On preference data quality

January 2026

There's a persistent belief in parts of the ML community that scale solves everything. More parameters, more tokens, more compute. And while scale has produced remarkable results, I've become increasingly convinced that the post-training phase deserves more attention than it gets.

The basic insight isn't new: a model's behavior is shaped not just by pretraining, but by the fine-tuning that follows. RLHF, DPO, and related methods all rely on preference data—examples of "better" and "worse" outputs that teach the model what we actually want.

Quality compounds

What I've seen in practice is that preference data quality has compounding effects. Clean, well-annotated examples don't just improve the immediate metric—they reduce the noise that causes instability in training, lead to faster convergence, and result in models that generalize better to novel situations.

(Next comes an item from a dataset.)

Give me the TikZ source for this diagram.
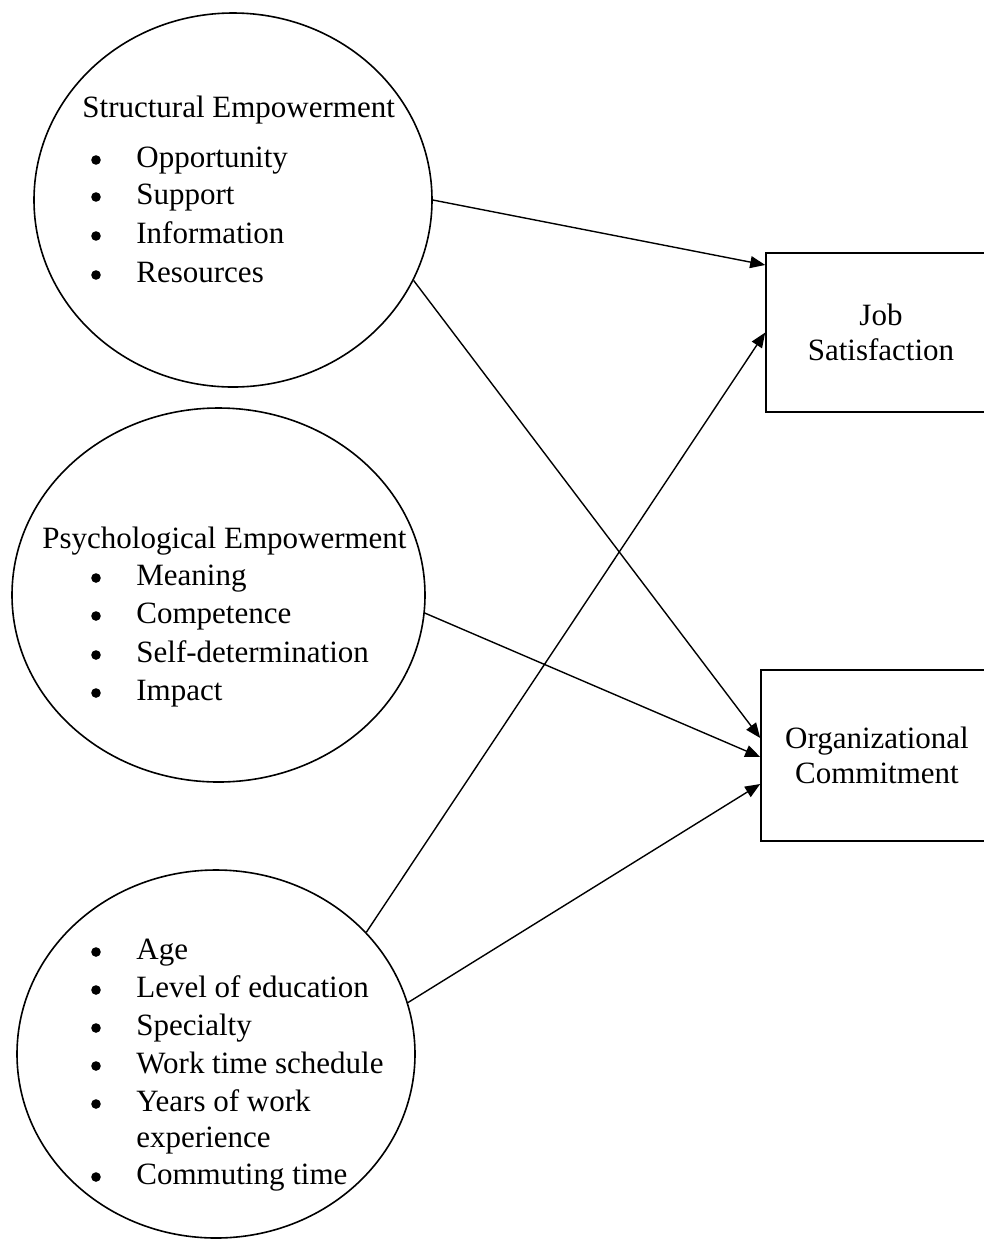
\documentclass[tikz,border=0pt]{standalone}
\usepackage{fontspec}
\setmainfont{Liberation Serif}
\usetikzlibrary{shapes.geometric,arrows.meta}
\begin{document}
\begin{tikzpicture}[x=0.5pt,y=-0.5pt,
  txt/.style={anchor=base west,inner sep=0pt,font=\fontsize{15.5}{19}\selectfont},
  dot/.style={circle,fill,inner sep=0pt,minimum size=4.8pt},
  oval/.style={draw,ellipse,line width=0.8pt,inner sep=0pt},
  outbox/.style={draw,rectangle,line width=0.8pt,inner sep=0pt,align=center,font=\fontsize{15.5}{17.8}\selectfont},
  link/.style={line width=0.7pt,-{Triangle[length=7.5pt,width=6pt]}}]
\useasboundingbox (0,0) rectangle (984,1239);
\clip (0,0) rectangle (984,1239);
% ellipses
\node[oval,minimum width=199pt,minimum height=187pt] (se) at (233,200) {};
\node[oval,minimum width=206.5pt,minimum height=187pt] (pe) at (218.5,595) {};
\node[oval,minimum width=199pt,minimum height=184pt] (de) at (216,1054) {};
% boxes
\node[outbox,minimum width=115pt,minimum height=79.5pt] (job) at (881,332.5) {Job\\Satisfaction};
\node[outbox,minimum width=116pt,minimum height=85.5pt] (org) at (877,755.5) {Organizational\\Commitment};
% structural empowerment
\node[txt] (set) at (82,117) {Structural Empowerment};
\foreach \t/\y [count=\i] in {Opportunity/167,Support/204,Information/243,Resources/282}{
  \node[dot] (seb\i) at (96,\y-7) {};
  \node[txt] (sei\i) at (136,\y) {\t};
}
% psychological empowerment
\node[txt] (pet) at (42,548) {Psychological Empowerment};
\foreach \t/\y [count=\i] in {Meaning/585,Competence/623,Self-determination/662,Impact/700}{
  \node[dot] (peb\i) at (96,\y-7) {};
  \node[txt] (pei\i) at (136,\y) {\t};
}
% demographics
\foreach \t/\y [count=\i] in {Age/959,Level of education/997,Specialty/1035,Work time schedule/1073,Years of work/1111,Commuting time/1184}{
  \node[dot] (deb\i) at (96,\y-7) {};
  \node[txt] (dei\i) at (136,\y) {\t};
}
\node[txt] (dex) at (136,1147) {experience};
% connectors
\draw[link] (se.-0.9) -- ([yshift=33.75pt]job.west);
\draw[link] (se.-24.8) -- ([yshift=8.75pt]org.west);
\draw[link] (pe.-5.3) -- ([yshift=-0.75pt]org.west);
\draw[link] (de.39.4) -- (job.west);
\draw[link] (de.15.2) -- ([yshift=-14.25pt]org.west);
\end{tikzpicture}
\end{document}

The opposite is also true. Noisy preference data introduces contradictions that the model has to somehow reconcile. This often manifests as unpredictable behavior on edge cases, or a tendency to hedge excessively.

What "quality" means

When I say quality, I mean several things:

Consistency: annotators should agree with each other and with themselves over time
Clarity: the preference should be unambiguous given the task definition
Coverage: the data should represent the actual distribution of queries the model will see
Calibration: strong preferences should indicate large quality gaps, not annotator confidence

Getting all four right is surprisingly hard. Most datasets I've worked with fail on at least one dimension.

Implications

If I'm right about this, it suggests that smaller organizations can compete more effectively than the "scale is all you need" framing implies. Careful curation of training data, thoughtful annotation guidelines, and iterative refinement of the preference model can substitute for a lot of compute.

It also suggests we should invest more in evaluation. You can only improve what you can measure, and the standard benchmarks often miss the subtle behavioral changes that matter most for real-world usefulness.